The risk of a prolonged contested election remained, though the count was progressing in an orderly fashion with Democratic challenger Joe Biden narrowly ahead in key states.

MSCI s broadest index of Asia-Pacific shares outside Japan .MIAPJ0000PUS climbed 1.3% to reach its highest since February, 2018. Japan s Nikkei .N225 rose 1.1% to a nine-month top and South Korea .KS11 put on 1.5%.

Chinese blue chips .CSI300 gained 0.8%, aided by talk a Biden White House might ease back on trade war tariffs.

E-Mini futures for the S&P 500 ESc1 edged up 0.1%, after sharp gains overnight, while EUROSTOXX 50 futures STXEc1 eased 0.3%.

Both President Donald Trump and Biden have paths to 270 Electoral College votes as states tallied mail-in ballots. Biden remained optimistic on winning while the Republican incumbent filed lawsuits and demanded recounts.

Betting sites swung toward Biden as the results trickled in, having earlier heavily favoured Trump.

Yet the prospects of the Democrats taking the Senate also dimmed, pointing to deadlock should Biden take the White House.

“A Biden win without full Senate support means less risk of regulation and higher corporate/personal taxes,” wrote analysts at Nomura in a note.

“Asset market reaction over the past 24 hours confirms this view, with the US10-year yields declining sharply, and U.S. tech/WFH/structural growth stocks outperforming on prospects of less economic aid.”

Technology and healthcare stocks duly led the charge higher overnight while those leveraged to consumer demand lagged. With tech stocks accounting for such a large share of the indices, the S&P 500 .SPX gained 2.20% and the Nasdaq .IXIC 3.85%.

Bond markets assumed a divided government would greatly reduce the chance of debt-funded spending on stimulus and infrastructure next year, and thus less bond supply.

That saw 10-year Treasury yields tumble all the way back to 0.74% US10YT=RR, having touched a five-month top of 0.93% at one stage on Wednesday.

The overnight drop of 11 basis points was the largest single-day move since the COVID-19 market panic of March.

The diminished chance of massive U.S. fiscal stimulus will also pile pressure on central banks globally to inject further liquidity, just as the Federal Reserve and Bank of England hold policy meetings.

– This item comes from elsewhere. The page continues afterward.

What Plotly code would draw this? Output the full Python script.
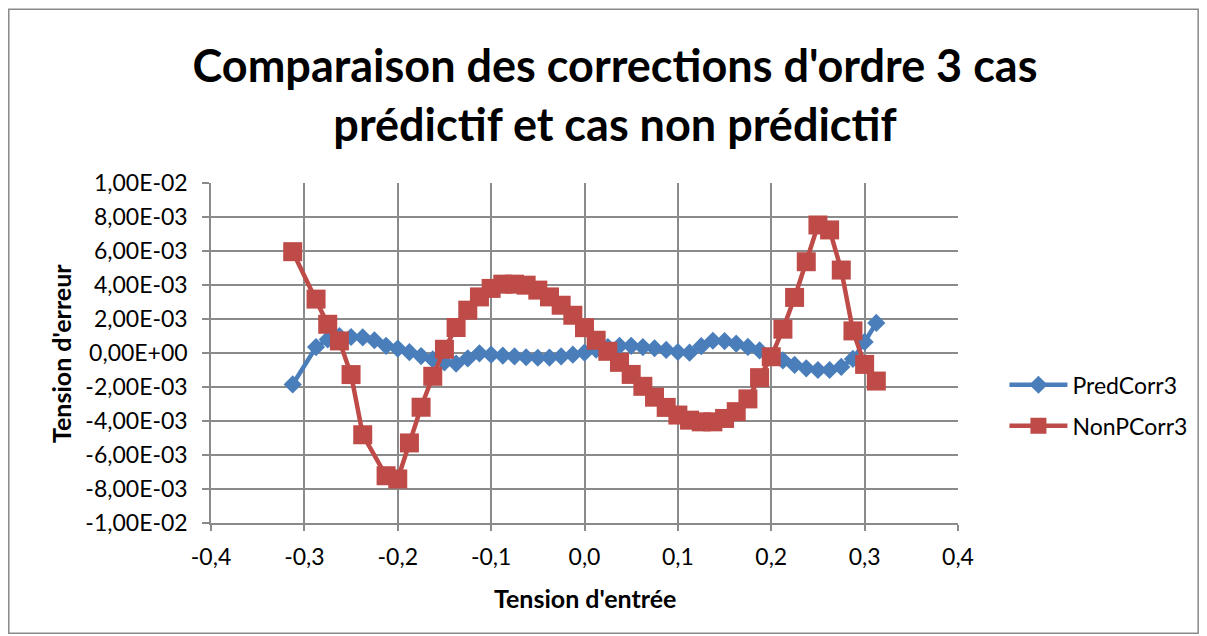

“Both could be interesting given the need for central banks to do more,” said Chris Beauchamp, chief market analyst at IG.

“The Fed in particular will have to take up its QE role again with a weary sigh, in order perhaps to provide yet another bridge to the future when, hopefully, a government stimulus package will have been agreed.”

A renewed focus on Fed easing could restrain the dollar, after a wild ride overnight. The dollar index was last at 93.433 =USD, a lot nearer Wednesday s low of 93.070 than the top of 94.308.

Likewise, the dollar settled back to 104.30 yen JPY= having briefly been as high as 105.32 overnight. The euro held at $1.1726 EUR=, well away from a low of $1.1602.

Sterling had troubles of its own after the Telegraph newspaper reported the BoE was considering a move into negative interest rates.

That left the pound flat at $1.2966 GBP=, compared with an overnight peak of $1.3139.

All the talk of policy easing put a floor under gold prices, leaving the metal a shade firmer at $1,907 an ounce.